To be fair to blockchain and its advocates, some inventions are coy about their utility. Four decades passed between the first prototype of the internet at the U.S. government’s Advanced Projects Research Agency and the first web browser. Seven years elapsed between the invention of the transistor and its first major commercial application in the transistor radio. Perhaps in a decade, blockchain will find its purpose.

One of the crypto startups that makes the most sense to me is Filecoin. Like an Airbnb for data storage, the company proposes to use latent storage on computers around the world to replace or supplement data servers, which are more vulnerable to hacking and other disruptions. The company has created its own cryptocurrency, called filecoin, to pay users to join the community. (Users could theoretically hold these tokens as an investment, exchange them within the network, or sell them dollars.) By decentralizing data storage in this way, the company says it can improve the resilience of the internet and make it harder for governments to shut down access to certain sites and apps. In September the company raised more than $200 million in an initial coin offering, or ICO, the largest in history.

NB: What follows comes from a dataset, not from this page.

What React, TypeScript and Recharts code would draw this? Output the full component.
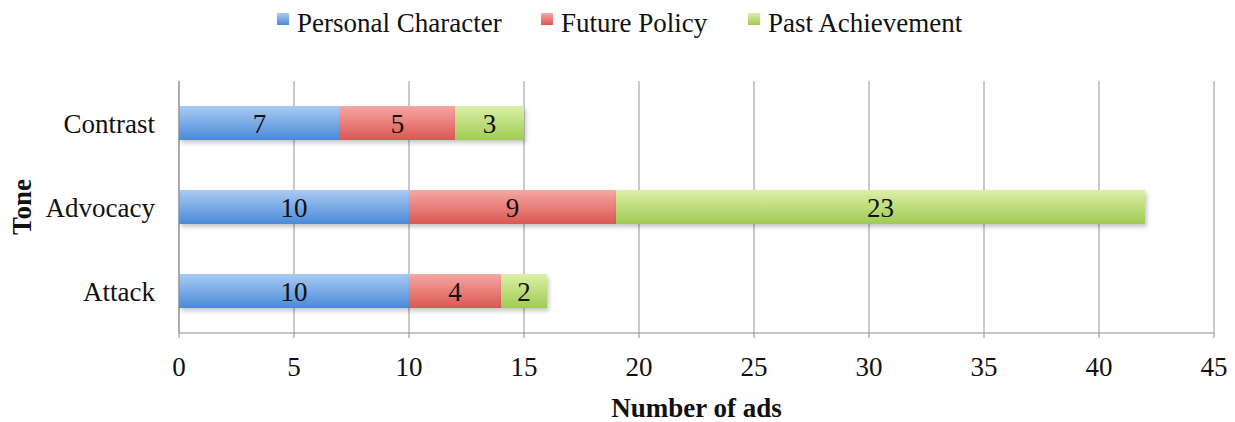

Will filecoin revolutionize data storage? Who knows. The investor appetite in all things blockchain will encourage an orgy of trial-and-error. It is inevitable that many of these ideas will shortly prove themselves to be pointless. But that’s the nature of this phase of experimentation. There will be more blockchain startups for payments, banking, escrow contracts, legal documents, intellectual property, investment strategies, voting systems, and more. The crypto industry may get smarter. But on the way there, things will probably get dumber.